Health and social care workers are thus never value-neutral or free of engagement, but instead they rely on a social justice orientation as a reference point of their thinking and acting. Being socially marked by a historical, biographical and structural location makes it impossible to structure their work away from their professional power and discretion (Roose, Roets & Bouverne-De Bie, 2013). The vital question is thus how we can enable current and future health and social care workers to reflexively deal with their own underlying values and position (for example, related to class, gender, ethnicity, disability,...), and work through the motions of their own stereotypes and judgments.


The recent study of McCartan et al. (2022) involves a comparative survey across six universities in Ireland delivering social work education both North and South. It provides insights into the demographics, motivations, beliefs, and aspirations of the social work student cohort and highlights some areas for the provision of support and learning for current and future students. If social work educators can better understand students’ demographic characteristics, experiences, and motivating factors then the design and delivery of programs can be improved and tailored to: meet the learning needs of students; address pastoral issues; more effectively prepare students for practice; and so provide more effective interventions for service users (Christie & Kruk, 1998; McCartan et al., 2022). An ongoing issue for the profession is the demographic representativeness of the cohort as they enter the workforce. Social work remains a mostly white, female, middle-class occupation, this continues to challenge the academic institutions and the profession. These findings suggest that institutions, programmes, and the wider social work community needs to further challenge such demographic imbalances. Positively, students across all the institutions are motivated by social justice principles and the prospect of influencing social change and justice. It is important that this commitment continues to be a fundamental part of social work education.  It is thus crucial that social work educators understand the personal and family lives of students and the belief systems that have motivated them to become professionals and continue to support the aspirations of those wishing to become social workers and providing them with the skills, experiences, and opportunities to fight oppression and help others. 

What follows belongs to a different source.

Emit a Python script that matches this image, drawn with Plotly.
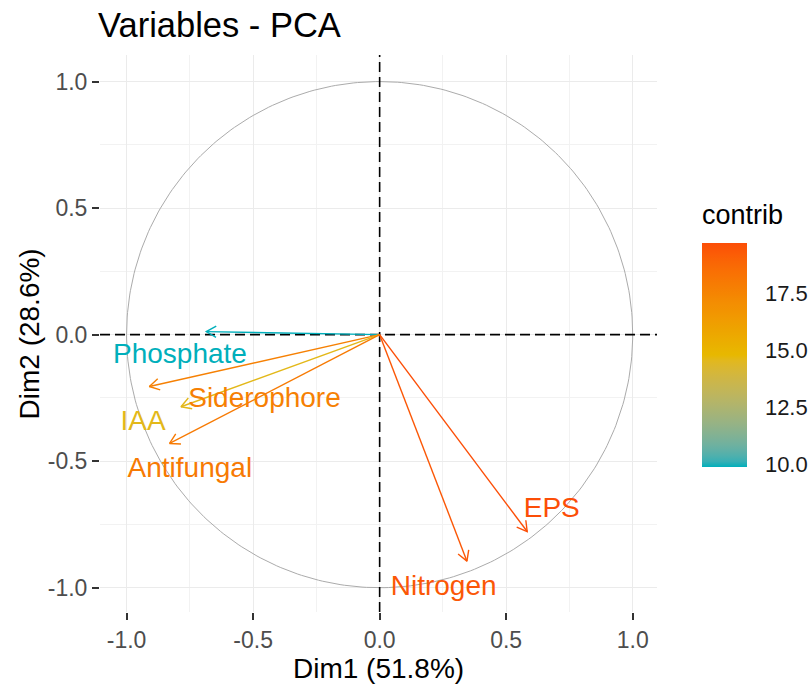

The recent survey study by Kallio, Blomberg & Kroll (2021) involves students at all six universities delivering social work education in Finland. It provides insights into Finnish social work students’ career choice motives that may be of importance for understanding students’ expectations of their social work studies and their professional development. Three value-orientations behind students’ career choices were found: 1) ideological and internal motives, such as a desire to help people in disadvantaged situations and conditions and contributing to solving societal problems and grievances 2) external motives, such as career prospects and 3) personal experiences of social problems. From an educational and professional perspective, all of these orientations are needed: students who embrace the above internal motives are needed in order to influence social change and justice, while students who (also) consider career prospects as an important motive may be particularly keen on influencing social workers’ working conditions and position in society. Social workers that, in turn, have personal experiences of social problems might provide insights as experience experts, at least in a broad sense, both during and after education. The study also brings to the fore the importance of considering who is admitted into to social work education at universities, a factor heavily affected by general national educational policies: the increasing priority that has been given to applicants’ grades in upper secondary school leaving certificates, seems to result in a less diversified composition of (social work) students, when it comes to factors related to (social) background, various types of earlier life experiences etc. This development and its various potential consequences, e.g., for the motives behind becoming a social worker, is something to be acknowledged and discussed by various involved institutional levels. Considering that while (also) most Finnish social work students embrace internal/ideological career motives, they tend to do so especially at the beginning of their studies, while more senior  students, often already working in the field, do not emphasize motives related to social justice to the same degree, which seems to be due to ‘social work realities’ and working conditions. Thus, social work educators face a challenge in preparing students for practice in a way that upholds the commitment to value orientations central to social work.

Critical questions for reflexivity

  • In which way can educational institutions play a structural role in immersing social work students in social realities that stretch their comfort zone? How can you create structural and sustainable relations with the social vicinity of your educational institution as part of educating students’ reflexive skills? How can this relationship be participative/reciprocal?